Since Bt ~ N(0,t), this can be worked out using a set of tables. For example if g = 5%, v = 2%, and t = 5, then:
P(N5 < N0) = P(B5 < (0.0004/2 - 0.05)*5/0.02)
= P(Z < (0.0004/2 - 0.05)*5/0.02/5^0.5)
= P(Z < (0.0004/2 - 0.05)*5/0.02/5^0.5)
= P(X < -5.5678)

Past a certain point the population of lemurs is likely to go extinct (although this is not modelled well by the equation - Nt can never reach 0). If the population was declining, and we could figure out values of g and v, we could determine the probability of extinction. We could then allocate our animal conservation money appropriately.

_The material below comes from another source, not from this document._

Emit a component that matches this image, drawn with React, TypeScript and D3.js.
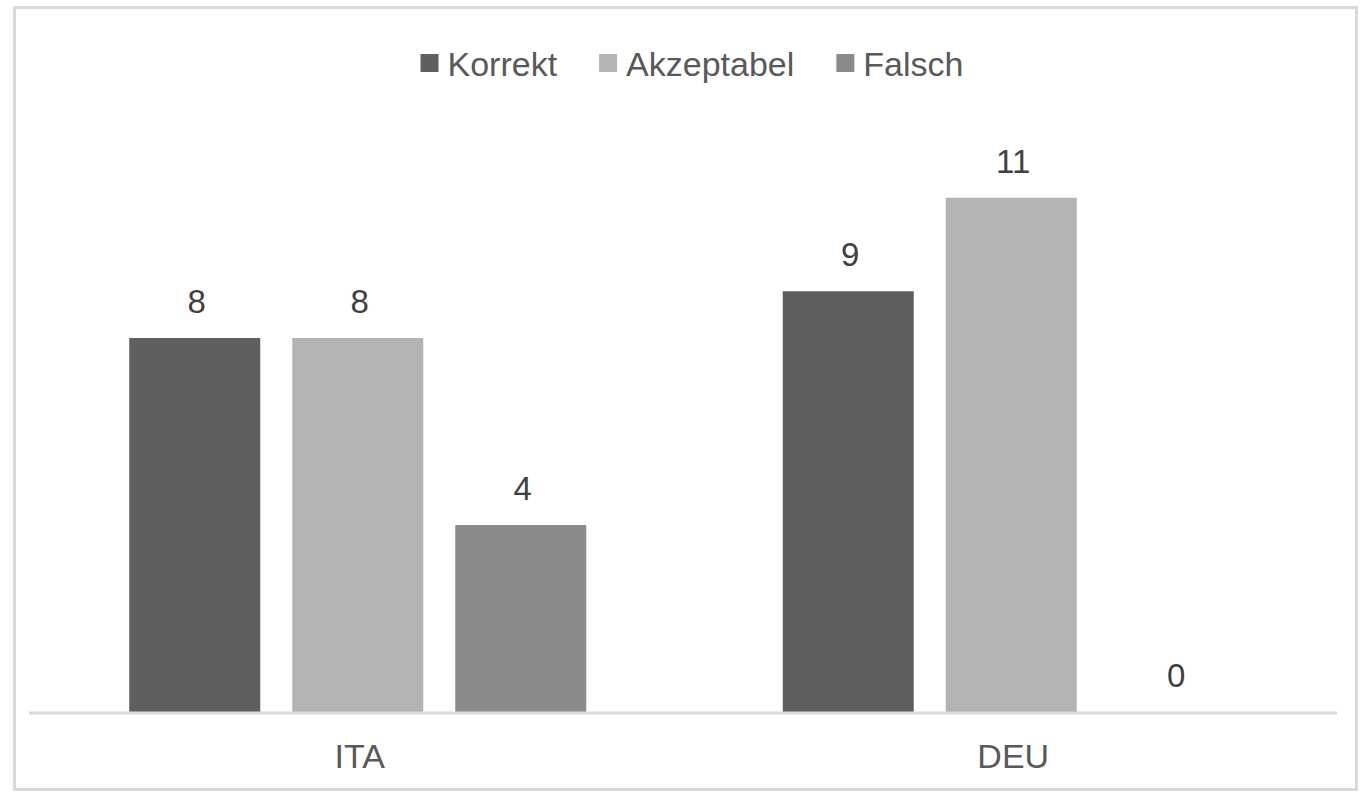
import * as d3 from "d3";
import React, { useEffect, useRef } from "react";

const categories = ["ITA", "DEU"];
const seriesNames = ["Korrekt", "Akzeptabel", "Falsch"];
const korrekt = [8, 9];
const akzeptabel = [8, 11];
const falsch = [4, 0];
const seriesColors = ["#5f5f5f", "#b3b3b3", "#8a8a8a"];

const W = 1370;
const H = 802;

const App: React.FC = () => {
  const svgRef = useRef<SVGSVGElement | null>(null);

  useEffect(() => {
    document.body.style.margin = "0";
    const values = [korrekt, akzeptabel, falsch];
    const margin = { top: 151, right: 32, bottom: 90, left: 31 };
    const font = "'Liberation Sans', Arial, sans-serif";

    const svg = d3.select(svgRef.current).html("");

    // chart border
    svg
      .append("rect")
      .attr("x", 14.5)
      .attr("y", 7.5)
      .attr("width", 1342)
      .attr("height", 782)
      .attr("fill", "#fff")
      .attr("stroke", "#d9d9d9")
      .attr("stroke-width", 3);

    const x0 = d3
      .scaleBand<string>()
      .domain(categories)
      .range([margin.left, W - margin.right]);
    const groupWidth = 457;
    const x1 = d3
      .scaleBand<string>()
      .domain(seriesNames)
      .range([-groupWidth / 2, groupWidth / 2])
      .paddingInner(32 / 163);
    const y = d3
      .scaleLinear()
      .domain([0, 12])
      .range([H - margin.bottom, margin.top]);

    const rows = categories.flatMap((c, ci) =>
      seriesNames.map((s, si) => ({ c, s, si, v: values[si][ci] }))
    );

    const g = svg.append("g");
    g.selectAll("rect.bar")
      .data(rows)
      .join("rect")
      .attr("class", "bar")
      .attr("x", (d) => x0(d.c)! + x0.bandwidth() / 2 + x1(d.s)!)
      .attr("y", (d) => y(d.v))
      .attr("width", x1.bandwidth())
      .attr("height", (d) => y(0) - y(d.v))
      .attr("fill", (d) => seriesColors[d.si]);

    // data labels
    g.selectAll("text.lbl")
      .data(rows)
      .join("text")
      .attr("class", "lbl")
      .attr("x", (d) => x0(d.c)! + x0.bandwidth() / 2 + x1(d.s)! + x1.bandwidth() / 2 + 2)
      .attr("y", (d) => y(d.v) - 25)
      .attr("text-anchor", "middle")
      .attr("font-family", font)
      .attr("font-size", 33)
      .attr("fill", "#404040")
      .text((d) => d.v);

    // category axis line
    svg
      .append("line")
      .attr("x1", 29)
      .attr("x2", 1337)
      .attr("y1", y(0) + 1)
      .attr("y2", y(0) + 1)
      .attr("stroke", "#d9d9d9")
      .attr("stroke-width", 3);

    svg
      .selectAll("text.cat")
      .data(categories)
      .join("text")
      .attr("class", "cat")
      .attr("x", (d) => x0(d)! + x0.bandwidth() / 2 + 2)
      .attr("y", 768)
      .attr("text-anchor", "middle")
      .attr("font-family", font)
      .attr("font-size", 34)
      .attr("fill", "#595959")
      .text((d) => d);

    // legend
    const legend = svg.append("g");
    const items = legend
      .selectAll("g")
      .data(seriesNames)
      .join("g");
    items
      .append("rect")
      .attr("width", 18)
      .attr("height", 18)
      .attr("y", 54)
      .attr("fill", (_d, i) => seriesColors[i]);
    const texts = items
      .append("text")
      .attr("x", 27)
      .attr("y", 76)
      .attr("font-family", font)
      .attr("font-size", 34)
      .attr("fill", "#595959")
      .text((d) => d);
    const widths = texts.nodes().map((n) => 27 + (n as SVGTextElement).getComputedTextLength());
    const gap = 42;
    const total = d3.sum(widths) + gap * (widths.length - 1);
    let cx = 692 - total / 2;
    items.each(function (_d, i) {
      d3.select(this).attr("transform", `translate(${cx},0)`);
      cx += widths[i] + gap;
    });
  }, []);

  return <svg ref={svgRef} width={W} height={H} style={{ display: "block" }} />;
};

export default App;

Applying these principles to pension fund capital is left as an exercise to the reader.

Why is that not the full story?

There are several things I've left out here, two mathematical points and two practical points.

Firstly, Wt is not a "real" distribution. If you actually try to work out what dBt/dt looks like, you find that it is infinite at infinitely many points. That is just plain weird.

Fortunately, there is a mathematical hold-all concept - the "extended distribution" that sweeps all that under the carpet. And since it all works out OK, the specifics aren't really a concern, any more than you need to know Real Analysis to understand differential calculus.

Or are they a concern? Point #2 is that there are actually several ways to define ∫...dBt, which give mutually exclusive results. Explaining the differences is beyond the scope of this post. Suffice to say that the one we've been using - the Ito integral - is mathematically nice.

Practically speaking, what we've looked at here is only half the battle. As responsible scientists, we'd want to produce sensible values for g and v, and in general confirm that the population is behaving as the equation predicts. This calibration is a nightmarish task that I'm not even going to begin to discuss here.

And finally there's the question of whether our general approach - all founded, you'll recall, on Brownian motion - is remotely sensible. There has been a lot of muttering recently pointing out that extreme events are far more likely than the normal distribution would suggest. It is very hard to produce Brownian processes that can emulate this behaviour, and nigh-on impossible to calibrate. There is a strong suggestion that a broader family called Levy processes might be more plausible, but they are also a bugger to calibrate.

This sort of thing won't be solved any time soon.


I learned SC from the textbook by Bernt Oksendal (5th edition). In retrospect this was probably a mistake, as he goes very deeply into the mathematical fundamentals before covering anything remotely practical. If you can get past the first 3 chapters without falling asleep then it's not a bad book, although not terribly readable (even by maths book standards...).

1 comment:

Anonymous said...

You wrote: "- it is distributed as N(0,t^2) (e.g the standard deviation at time t is t^0.5)"

But if something is N(0, t^2) then its sd is just `t`.